The following code runs a very simple lm()
and tries to summarise the results (factor level, coefficient) in a small data frame:
df <- data.frame(star_sign = c("Aries", "Taurus", "Gemini", "Cancer", "Leo", "Virgo", "Libra", "Scorpio", "Sagittarius", "Capricorn", "Aquarius", "Pisces"),
y = c(1.1, 1.2, 1.4, 1.3, 1.8, 1.6, 1.4, 1.3, 1.2, 1.1, 1.5, 1.3))
levels(df$star_sign) #alphabetical order
# fit a simple linear model
my_lm <- lm(y ~ 1 + star_sign, data = df)
summary(my_lm) # intercept is based on first level of factor, aquarius
# I want the levels to work properly 1..12 = Aries, Taurus...Pisces so I'm going to redefine the factor levels
df$my_levels <- c("Aries", "Taurus", "Gemini", "Cancer", "Leo", "Virgo", "Libra", "Scorpio", "Sagittarius", "Capricorn", "Aquarius", "Pisces")
df$star_sign <- factor(df$star_sign, levels = df$my_levels)
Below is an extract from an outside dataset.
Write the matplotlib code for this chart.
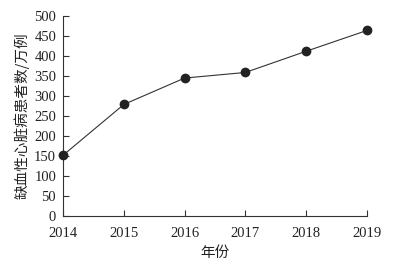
import matplotlib
matplotlib.use("Agg")
import matplotlib.pyplot as plt

years = [2014, 2015, 2016, 2017, 2018, 2019]
patients = [152, 279, 345, 359, 412, 464]
yticks = list(range(0, 501, 50))

serif = ['Liberation Serif', 'DejaVu Serif']
cjk = ['Noto Sans CJK SC', 'DejaVu Sans']

fig = plt.figure(figsize=(4.15, 2.68), dpi=100)
ax = fig.add_axes([0.152, 0.194, 0.732, 0.746])
ax.plot(years, patients, color='#333333', lw=0.8, marker='o', ms=6,
        mfc='#222222', mec='#222222', clip_on=False, zorder=3)
ax.set_xlim(2014, 2019)
ax.set_ylim(0, 500)
ax.set_xticks(years)
ax.set_yticks(yticks)
for s in ['top', 'right']:
    ax.spines[s].set_visible(False)
for s in ['left', 'bottom']:
    ax.spines[s].set_color('#333333')
    ax.spines[s].set_linewidth(0.8)
ax.tick_params(direction='in', length=4, width=0.8, color='#333333', labelsize=10.5)
ax.tick_params(axis='x', pad=8)
ax.tick_params(axis='y', pad=5)
for lab in ax.get_xticklabels() + ax.get_yticklabels():
    lab.set_fontfamily(serif)
    lab.set_color('#222222')
ax.set_xlabel('年份', family=cjk, fontsize=10.5, color='#222222', labelpad=4)
ax.set_ylabel('缺血性心脏病患者数/万例', family=cjk, fontsize=10.5, color='#222222', labelpad=3)
fig.savefig('out.png', dpi=100)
my_lm <- lm(y ~ 1 + star_sign_, data = df)
summary(my_lm) # intercept is based on first level of factor which is now Aries
# but for my model fit I want the reference level to be Virgo (because reasons)
df$star_sign_2 <- relevel(df$star_sign, ref = "Virgo")
my_lm <- lm(y ~ 1 + star_sign_2, data = df)
summary(my_lm)
df_results <- data.frame(factor_level = names(my_lm$coefficients), coeff = my_lm$coefficients )
# tidy up
rownames(df_results) <- 1:12
df_results$factor_level <- as.factor(gsub("star_sign_2", "", df_results$factor_level))
# change label of "(Intercept)" to "Virgo"
df_results$factor_level <- plyr::revalue(df_results$factor_level, c("(Intercept)" = "Virgo"))
levels(df_results$factor_level) # the levels are alphabetical + Virgo at the front (not same as display order from lm)
The factor levels aren't in the right order: I want to sort df_results
so that the star signs appear in the same order as they do originally (Aries, Taurus...Pisces), as captured in the df$my_levels
column. I don't think I have a good understanding of manipulating factors and their labels/levels, etc. so I'm struggling to know how to do this.
Also this is quite a long-winded and clumsy bit of code. Are there more concise ways to do this sort of thing?
Thank you.
(ps mathematically the model is obviously trivial, but that's ok for these purposes - I'm just interested in how to manipulate the outputs)